_Your task_
Omit the pictures and print exactly the lines of the listing below, starting at the first and ending at the line containing "import pandas as pd".
## BEGIN Supplied material
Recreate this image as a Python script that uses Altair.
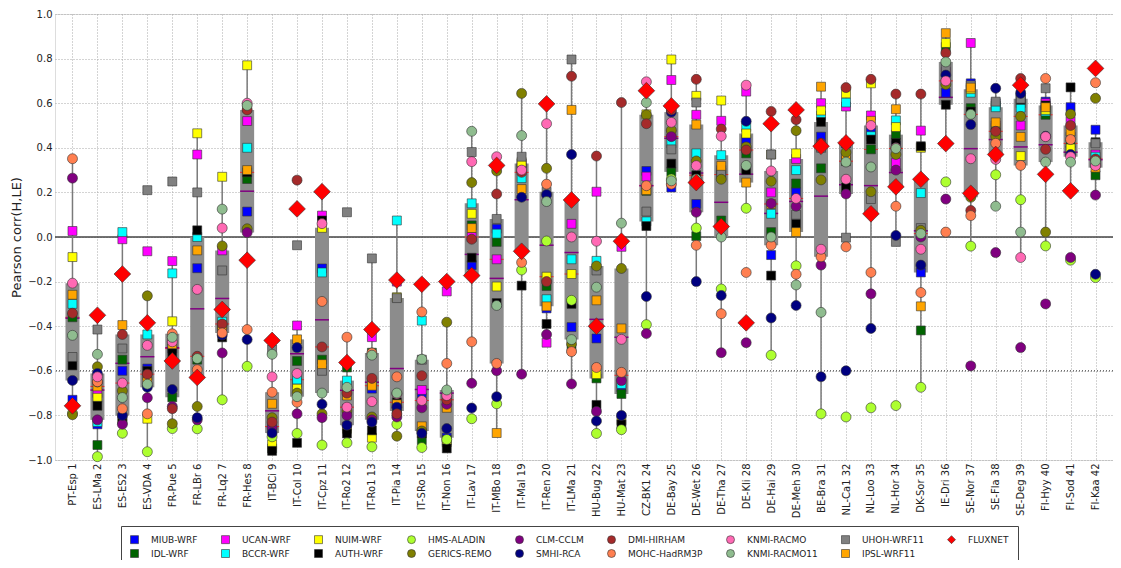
import altair as alt
import pandas as pd

sites = ["PT-Esp 1","ES-LMa 2","ES-ES2 3","ES-VDA 4","FR-Pue 5","FR-LBr 6","FR-Lq2 7","FR-Hes 8",
         "IT-BCi 9","IT-Col 10","IT-Cpz 11","IT-Ro2 12","IT-Ro1 13","IT-Pia 14","IT-SRo 15","IT-Non 16",
         "IT-Lav 17","IT-MBo 18","IT-Mal 19","IT-Ren 20","IT-LMa 21","HU-Bug 22","HU-Mat 23","CZ-BK1 24",
         "DE-Bay 25","DE-Wet 26","DE-Tha 27","DE-Kli 28","DE-Hai 29","DE-Meh 30","BE-Bra 31","NL-Ca1 32",
         "NL-Loo 33","NL-Hor 34","DK-Sor 35","IE-Dri 36","SE-Nor 37","SE-Fla 38","SE-Deg 39","FI-Hyy 40",
         "FI-Sod 41","FI-Kaa 42"]

MIUB_WRF = [-0.73, -0.84, -0.60, -0.59, -0.50, -0.14, -0.40, 0.114, -0.86, -0.652, -0.141, -0.77, -0.68, -0.766,
            -0.72, -0.90, -0.126, 0.037, 0.33, -0.32, -0.404, -0.455, -0.674, 0.296, 0.222, 0.148, 0.30, 0.437,
            -0.081, 0.20, 0.45, 0.42, 0.47, 0.41, -0.159, 0.647, 0.689, 0.60, 0.64, 0.607, 0.582, 0.481]
IDL_WRF = [-0.36, -0.933, -0.55, -0.62, -0.719, -0.55, -0.41, 0.26, -0.948, -0.556, -0.55, -0.585, -0.519, -0.78,
           -0.911, -0.91, 0.052, -0.022, 0.31, -0.22, -0.50, -0.634, -0.704, 0.207, 0.292, 0.004, 0.074, 0.375,
           0.022, 0.24, 0.308, 0.34, 0.393, 0.459, -0.419, 0.852, 0.578, 0.59, 0.60, 0.548, 0.42, 0.277]
UCAN_WRF = [0.027, -0.70, -0.01, -0.064, -0.108, 0.37, -0.06, 0.52, -0.85, -0.397, 0.096, -0.85, -0.449, -0.20,
            -0.686, -0.244, 0.0, -0.10, 0.32, -0.474, 0.059, 0.203, -0.044, 0.271, 0.704, 0.548, 0.521, 0.652,
            0.20, 0.35, 0.60, 0.585, 0.545, 0.333, 0.477, 0.74, 0.87, 0.50, 0.50, 0.60, 0.519, 0.37]
BCCR_WRF = [-0.30, -0.83, 0.022, -0.437, -0.163, 0.0, -0.38, 0.40, -0.87, -0.64, -0.159, -0.644, -0.66, 0.074,
            -0.375, -0.72, 0.151, 0.015, 0.264, -0.279, -0.10, -0.107, -0.659, 0.07, 0.42, 0.375, 0.367, 0.493,
            0.104, 0.30, 0.544, 0.603, 0.452, 0.523, 0.197, 0.696, 0.647, 0.582, 0.58, 0.563, 0.388, 0.36]
NUIM_WRF = [-0.09, -0.721, -0.82, -0.815, -0.378, 0.465, 0.27, 0.77, -0.93, -0.68, 0.041, -0.86, -0.90, -0.27,
            -0.74, -0.92, 0.104, -0.222, 0.336, -0.178, -0.166, -0.615, -0.822, 0.55, 0.796, 0.633, 0.612, 0.464,
            0.37, 0.375, 0.567, 0.644, 0.689, 0.493, 0.40, 0.87, 0.663, 0.49, 0.363, 0.57, 0.397, 0.33]
AUTH_WRF = [-0.576, -0.757, -0.82, -0.60, -0.52, 0.03, -0.45, 0.29, -0.959, -0.923, 0.074, -0.881, -0.867, -0.741,
            -0.881, -0.948, -0.093, -0.296, -0.218, -0.39, -0.30, -0.753, -0.84, 0.049, 0.329, 0.277, 0.28, 0.30,
            -0.173, 0.059, 0.516, 0.222, 0.437, 0.422, 0.407, 0.593, 0.563, 0.47, 0.615, 0.59, 0.671, 0.425]
HMS_ALADIN = [-0.79, -0.985, -0.88, -0.963, -0.859, -0.86, -0.73, -0.58, -0.896, -0.881, -0.933, -0.923, -0.941,
              -0.84, -0.944, -0.908, -0.815, -0.748, -0.148, -0.018, -0.284, -0.881, -0.864, -0.393, 0.26, 0.04,
              -0.233, 0.129, -0.53, -0.129, -0.793, -0.807, -0.766, -0.756, -0.674, 0.247, -0.041, 0.279, 0.167,
              -0.04, -0.104, -0.182]
GERICS_REMO = [-0.797, -0.582, -0.69, -0.264, -0.837, -0.76, -0.04, 0.037, -0.81, -0.70, -0.793, -0.78, -0.807,
               -0.893, -0.87, -0.382, 0.244, 0.296, 0.644, 0.308, -0.479, -0.13, -0.141, 0.548, 0.479, 0.341, 0.259,
               0.404, 0.25, 0.477, 0.256, 0.38, 0.203, 0.37, 0.03, 0.684, 0.178, 0.45, 0.541, 0.022, 0.551, 0.622]
CLM_CCLM = [0.264, -0.82, -0.84, -0.721, -0.76, -0.82, -0.52, 0.02, -0.855, -0.793, -0.81, -0.80, -0.82, -0.807,
            -0.766, -0.75, -0.656, -0.60, -0.615, -0.437, -0.659, -0.782, -0.644, -0.433, 0.45, 0.111, -0.519,
            -0.474, 0.15, 0.138, -0.126, 0.193, -0.255, 0.30, 0.0, 0.17, -0.578, -0.07, -0.496, -0.30, -0.092, 0.188]
SMHI_RCA = [-0.643, -0.612, -0.80, -0.674, -0.684, -0.81, -0.44, -0.46, -0.879, -0.496, -0.75, -0.844, -0.83,
            -0.763, -0.88, -0.859, -0.767, -0.716, 0.178, 0.19, 0.37, -0.825, -0.80, -0.267, 0.56, -0.20, -0.262,
            0.519, -0.363, -0.307, -0.627, -0.60, -0.41, 0.007, -0.126, 0.726, 0.504, 0.667, 0.644, 0.452, 0.37,
            -0.167]
DMI_HIRHAM = [-0.342, -0.65, -0.437, -0.615, -0.77, -0.535, -0.39, 0.57, -0.83, 0.255, -0.493, -0.70, -0.634,
              -0.793, -0.622, -0.73, -0.01, 0.193, 0.29, -0.20, 0.721, 0.363, 0.603, 0.508, 0.57, 0.707, 0.484, 0.39,
              0.563, 0.526, 0.42, 0.67, 0.707, 0.641, 0.641, 0.825, 0.119, 0.474, 0.711, 0.393, 0.50, 0.35]
MOHC_HadRM3P = [0.351, -0.649, -0.77, -0.793, -0.434, -0.595, -0.43, -0.415, -0.696, -0.741, -0.289, -0.449, -0.52,
                -0.627, -0.336, -0.567, -0.47, -0.567, -0.114, 0.237, -0.514, -0.585, -0.607, 0.23, 0.237, -0.037,
                -0.344, -0.159, -0.037, -0.167, -0.089, -0.044, -0.159, 0.138, -0.249, 0.022, 0.096, 0.42, 0.321,
                0.711, 0.437, 0.692]
KNMI_RACMO = [-0.207, -0.627, -0.655, -0.486, -0.47, -0.235, 0.04, 0.60, -0.627, -0.612, 0.06, -0.763, -0.738,
              -0.704, -0.733, -0.711, 0.338, 0.36, 0.30, 0.508, 0.0, -0.019, -0.459, 0.696, 0.514, 0.32, 0.452,
              0.681, 0.296, 0.173, -0.055, 0.259, 0.50, 0.40, -0.055, 0.70, 0.351, 0.348, -0.092, 0.45, 0.36, 0.32]
KNMI_RACMO11 = [-0.441, -0.526, -0.72, -0.66, -0.45, -0.545, 0.125, 0.59, -0.526, -0.716, -0.70, -0.674, -0.53,
                -0.70, -0.548, -0.686, 0.474, -0.307, 0.455, 0.159, -0.46, -0.225, 0.062, 0.603, 0.252, 0.26, 0.0,
                0.321, 0.0, -0.215, -0.338, 0.336, 0.314, 0.397, 0.015, 0.785, 0.55, 0.138, 0.022, 0.336, 0.336,
                0.341]
UHOH_WRF11 = [-0.538, -0.415, -0.50, 0.21, 0.249, 0.20, -0.15, 0.58, -0.504, -0.037, -0.60, 0.111, -0.096, -0.274,
              -0.55, -0.70, 0.381, 0.081, 0.36, 0.203, 0.796, -0.15, -0.62, 0.114, 0.393, 0.603, 0.289, 0.40, 0.37,
              0.10, 0.40, -0.003, 0.17, -0.022, 0.04, 0.758, 0.68, 0.607, 0.62, 0.667, 0.45, 0.42]
IPSL_WRF11 = [-0.259, -0.67, -0.395, -0.649, -0.481, -0.06, -0.395, 0.30, -0.748, -0.459, -0.57, -0.711, -0.667,
              -0.75, -0.849, -0.766, 0.04, -0.879, 0.215, -0.311, 0.57, -0.284, -0.41, 0.21, 0.459, 0.504, 0.319,
              0.244, 0.148, 0.022, 0.674, 0.366, 0.521, 0.573, -0.311, 0.914, 0.67, 0.514, 0.449, 0.582, 0.474, 0.311]
FLUXNET = [-0.757, -0.351, -0.166, -0.385, -0.556, -0.63, -0.325, -0.104, -0.464, 0.126, 0.203, -0.563, -0.415,
           -0.193, -0.212, -0.20, -0.173, 0.321, -0.064, 0.597, 0.166, -0.40, -0.019, 0.656, 0.588, 0.244, 0.047,
           -0.385, 0.508, 0.57, 0.407, 0.422, 0.104, 0.225, 0.259, 0.419, 0.196, 0.37, 0.681, 0.281, 0.207, 0.756]

series = {
    "MIUB-WRF": MIUB_WRF, "IDL-WRF": IDL_WRF, "UCAN-WRF": UCAN_WRF, "BCCR-WRF": BCCR_WRF,
    "NUIM-WRF": NUIM_WRF, "AUTH-WRF": AUTH_WRF, "HMS-ALADIN": HMS_ALADIN, "GERICS-REMO": GERICS_REMO,
    "CLM-CCLM": CLM_CCLM, "SMHI-RCA": SMHI_RCA, "DMI-HIRHAM": DMI_HIRHAM, "MOHC-HadRM3P": MOHC_HadRM3P,
    "KNMI-RACMO": KNMI_RACMO, "KNMI-RACMO11": KNMI_RACMO11, "UHOH-WRF11": UHOH_WRF11, "IPSL-WRF11": IPSL_WRF11,
    "FLUXNET": FLUXNET,
}
colors = {
    "MIUB-WRF": "#0000ff", "IDL-WRF": "#006400", "UCAN-WRF": "#ff00ff", "BCCR-WRF": "#00ffff",
    "NUIM-WRF": "#ffff00", "AUTH-WRF": "#000000", "HMS-ALADIN": "#adff2f", "GERICS-REMO": "#808000",
    "CLM-CCLM": "#800080", "SMHI-RCA": "#000080", "DMI-HIRHAM": "#a52a2a", "MOHC-HadRM3P": "#ff7f50",
    "KNMI-RACMO": "#ff69b4", "KNMI-RACMO11": "#8fbc8f", "UHOH-WRF11": "#808080", "IPSL-WRF11": "#ffa500",
    "FLUXNET": "#ff0000",
}
shapes = {m: ("square" if "WRF" in m else "circle") for m in series}
shapes["FLUXNET"] = "diamond"

legend_order = ["MIUB-WRF", "UCAN-WRF", "NUIM-WRF", "HMS-ALADIN", "CLM-CCLM", "DMI-HIRHAM", "KNMI-RACMO",
                "UHOH-WRF11", "FLUXNET", "IDL-WRF", "BCCR-WRF", "AUTH-WRF", "GERICS-REMO", "SMHI-RCA",
                "MOHC-HadRM3P", "KNMI-RACMO11", "IPSL-WRF11"]

rows = []
for m, vals in series.items():
    assert len(vals) == len(sites), m
    for i, v in enumerate(vals):
        rows.append({"idx": i + 1, "model": m, "kind": shapes[m], "value": v})
df = pd.DataFrame(rows)

W, H = 1058, 446
FONT = "DejaVu Sans"

label_expr = "[" + ",".join("'" + s + "'" for s in sites) + "][datum.value - 1]"
xenc = alt.X("idx:Q", scale=alt.Scale(domain=[0.5, 42.5], nice=False, zero=False),
             axis=alt.Axis(values=list(range(1, 43)), labelExpr=label_expr, labelAngle=-90,
                           labelAlign="right", labelBaseline="middle", labelPadding=3, ticks=False,
                           title=None, grid=True, gridDash=[1, 2], gridColor="#a8a8a8", domain=False,
                           labelFontSize=10, labelColor="#222", labelFont=FONT))
yenc = alt.Y("value:Q", scale=alt.Scale(domain=[-1, 1], nice=False),
             axis=alt.Axis(values=[round(-1 + 0.2 * k, 1) for k in range(11)], format=".1f",
                           title="Pearson corr(H,LE)", titleFontSize=13, titleFontWeight="normal",
                           titleFont=FONT, titleColor="#222", titleX=-39, titleY=H / 2, titleAngle=-90,
                           titleBaseline="middle", titleAlign="center",
                           ticks=False, labelPadding=3,
                           grid=True, gridDash=[1, 2], gridColor="#a8a8a8", domain=False,
                           labelFontSize=10, labelColor="#222", labelFont=FONT))

zero = alt.Chart(pd.DataFrame({"value": [0.0]})).mark_rule(color="#444", strokeWidth=1.5).encode(y=yenc)
dots = alt.Chart(pd.DataFrame({"value": [-0.6]})).mark_rule(color="#333", strokeWidth=1,
                                                             strokeDash=[1, 2]).encode(y=yenc)

box = alt.Chart(df).mark_boxplot(
    extent=1.5, size=14, orient="vertical", outliers=False, ticks=False,
    box={"color": "#8c8c8c"}, median={"color": "#ff0000"},
    rule={"color": "#7a7a7a", "strokeWidth": 1.5},
).encode(x=xenc, y=yenc)

mean = alt.Chart(df).transform_aggregate(value="mean(value)", groupby=["idx"]).mark_point(
    shape="M-1,0L1,0", size=196, filled=False, color="#800080", strokeWidth=1.5, opacity=1
).encode(x=xenc, y=yenc)

cenc = alt.Color("model:N", scale=alt.Scale(domain=legend_order, range=[colors[m] for m in legend_order]),
                 legend=alt.Legend(orient="none", legendX=66, legendY=512, columns=9, direction="horizontal",
                                   title=None, strokeColor="#444", padding=9, columnPadding=22,
                                   rowPadding=3, labelFontSize=9, labelFont=FONT, labelColor="#222",
                                   symbolSize=64, symbolStrokeWidth=0.6, labelOffset=12))
senc = alt.Shape("model:N", scale=alt.Scale(domain=legend_order, range=[shapes[m] for m in legend_order]))


def layer_for(kind, size):
    return alt.Chart(df).transform_filter(alt.datum.kind == kind).mark_point(
        filled=True, stroke="#333333", strokeWidth=0.6, opacity=1, size=size
    ).encode(x=xenc, y=yenc, color=cenc, shape=senc)


squares = layer_for("square", 80)
circles = layer_for("circle", 100)
diamonds = layer_for("diamond", 280)

chart = alt.layer(zero, dots, box, mean, squares, circles, diamonds).properties(
    width=W, height=H, autosize=alt.AutoSizeParams(type="none"),
    padding={"left": 47, "top": 6, "right": 0, "bottom": 100},
).configure_view(stroke="#333", strokeWidth=1).configure(background="white")

chart.save("out.html", embed_options={"renderer": "svg", "actions": False})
## END Supplied material
_Result for this task_
Recreate this image as a Python script that uses Altair.
import altair as alt
import pandas as pd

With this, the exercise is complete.